I was the kid in high school who never used drugs. And until my senior year, I had never touched alcohol. One night I walked across the neighborhood to a party and got drunk. I didn’t even like beer — still don’t. I got sick in the host’s bathroom and walked home. I sat in my basement in the dark and that’s where my parents found me. I didn’t drink again until I was at least twenty-one.

It was peer pressure for me and it was the first time that I had gone along with what I knew was wrong. I remember saying to my father, “Well now at least I know what it’s like.” So it was curiosity as well.
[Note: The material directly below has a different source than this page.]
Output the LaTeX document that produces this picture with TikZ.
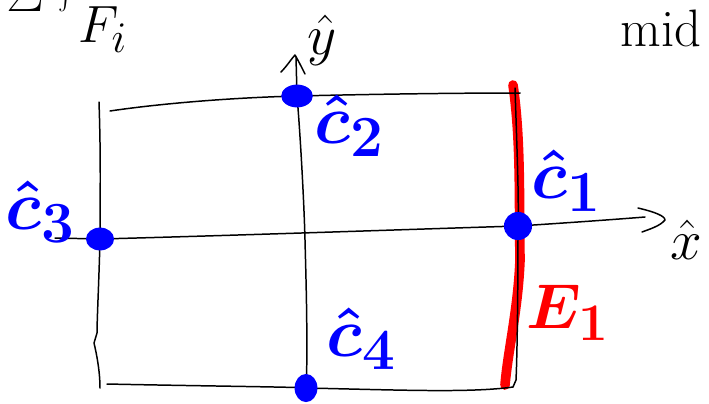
\documentclass[tikz,border=0pt]{standalone}
\usepackage{graphicx}
\usetikzlibrary{arrows.meta}
\definecolor{penblue}{RGB}{0,0,255}
\definecolor{penred}{RGB}{255,0,0}
\newcommand{\bigmath}[2]{\scalebox{#1}{\fontsize{24.88}{28}\selectfont$#2$}}
\begin{document}
\begin{tikzpicture}[x=0.02cm,y=-0.02cm,
  ink/.style={line width=0.85pt, black, line cap=round, line join=round},
  redink/.style={line width=5.5pt, penred, line cap=round, line join=round},
  bluedot/.style={fill=penblue},
  bluelabel/.style={text=penblue, inner sep=0pt, font=\boldmath},
  redlabel/.style={text=penred, inner sep=0pt, font=\boldmath},
  inklabel/.style={text=black, inner sep=0pt}]
\useasboundingbox (0,0) rectangle (709,403);

% frame corners
\coordinate (tl) at (110,111);
\coordinate (tr) at (520,93);
\coordinate (bl) at (107,384);
\coordinate (br) at (513,387);

% dots (the four points)
\coordinate (c1) at (518,226);
\coordinate (c2) at (297,96);
\coordinate (c3) at (100,239);
\coordinate (c4) at (306,388);

% red edge E1 (under black line)
\draw[redink] (513,85) .. controls (521,140) and (519,200) .. (520,260) .. controls (518,310) and (508,350) .. (505,385);

% top edge
\draw[ink] (tl) .. controls (150,105) and (220,98) .. (c2) .. controls (380,94) and (460,93) .. (tr);
% left edge
\draw[ink] (99,102) .. controls (101,160) and (100,200) .. (c3) .. controls (99,280) and (97,320) .. (97,333) -- (94,343) .. controls (98,360) and (100,375) .. (100,388);
% bottom edge
\draw[ink] (bl) .. controls (200,386) and (300,387) .. (c4) .. controls (400,390) and (470,393) .. (br);
% right edge
\draw[ink] (515,88) .. controls (517,150) and (519,200) .. (c1) .. controls (518,300) and (517,360) .. (516,380) -- (br);

% x axis
\coordinate (xend) at (645,217);
\draw[ink] (55,238) -- (c3) .. controls (250,235) and (420,229) .. (c1) .. controls (580,222) and (620,219) .. (xend);
\draw[ink] (638,208) .. controls (655,212) and (665,216) .. (665,220) .. controls (660,226) and (650,229) .. (642,232);

% y axis
\coordinate (yend) at (296,57);
\draw[ink] (306,400) .. controls (308,340) and (306,280) .. (305,240) .. controls (304,200) and (300,130) .. (c2) -- (yend);
\draw[ink] (281,72) .. controls (287,66) and (292,58) .. (295,55) .. controls (298,60) and (302,68) .. (305,74);

% blue dots
\fill[bluedot] (c2) ellipse [x radius=9pt, y radius=6.5pt];
\fill[bluedot] (c3) ellipse [x radius=8pt, y radius=6.5pt];
\fill[bluedot] (c1) ellipse [x radius=8pt, y radius=8pt];
\fill[bluedot] (c4) ellipse [x radius=6.5pt, y radius=8pt];

% labels
\node[bluelabel] (l1) at (567,181) {\bigmath{1.6}{\hat{c}_1}};
\node[bluelabel] (l2) at (350,126) {\bigmath{1.6}{\hat{c}_2}};
\node[bluelabel] (l3) at (41,212) {\bigmath{1.6}{\hat{c}_3}};
\node[bluelabel] (l4) at (362,339) {\bigmath{1.6}{\hat{c}_4}};
\node[redlabel] (e1) at (568,313) {\bigmath{1.45}{E_1}};

\node[inklabel] (xl) at (686,240) {\bigmath{1.3}{\hat{x}}};
\node[inklabel] (yl) at (322,40) {\bigmath{1.3}{\hat{y}}};

% top texts (partly cut off)
\node[inklabel, anchor=base] (sig) at (25,11) {\bigmath{1.3}{\Sigma}};
\node[inklabel, anchor=south] (intg) at (66,14) {\bigmath{1.3}{\int}};
\node[inklabel, anchor=base west] (fi) at (78,42) {\bigmath{1.2}{F_i}};
\node[inklabel, font=\fontsize{30}{34}\selectfont, anchor=base west] (mid) at (620,46) {mid};
\end{tikzpicture}
\end{document}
I realize that I haven’t given you much to work with here. As the parent of adult children, I’m certainly not a newbie to the subject. And now The Boy is in his first year of high school. So after several trips around the board I’m back at GO again (for you Monopoly fans out there).

Mostly I want to pass along how much of an impact it was today to read the stories of student athletes who either died from alcohol poisoning or were involved in accidents while under the influence.

I’m going to sit The Boy down and have him read the words and watch the videos of how one lapse in judgment can ruin a lifetime of hard work. How that lapse in judgment can take, change, and ruin his life and the lives of others.

Then I’m going to wrap my arms around his much larger frame, kiss him on the cheek, and tell him for the 3000th time that everyone makes mistakes. And that my job as a parent is to remind him constantly about the consequences involved.

And then I’ll walk away, secretly wondering if I’ve gotten through to him.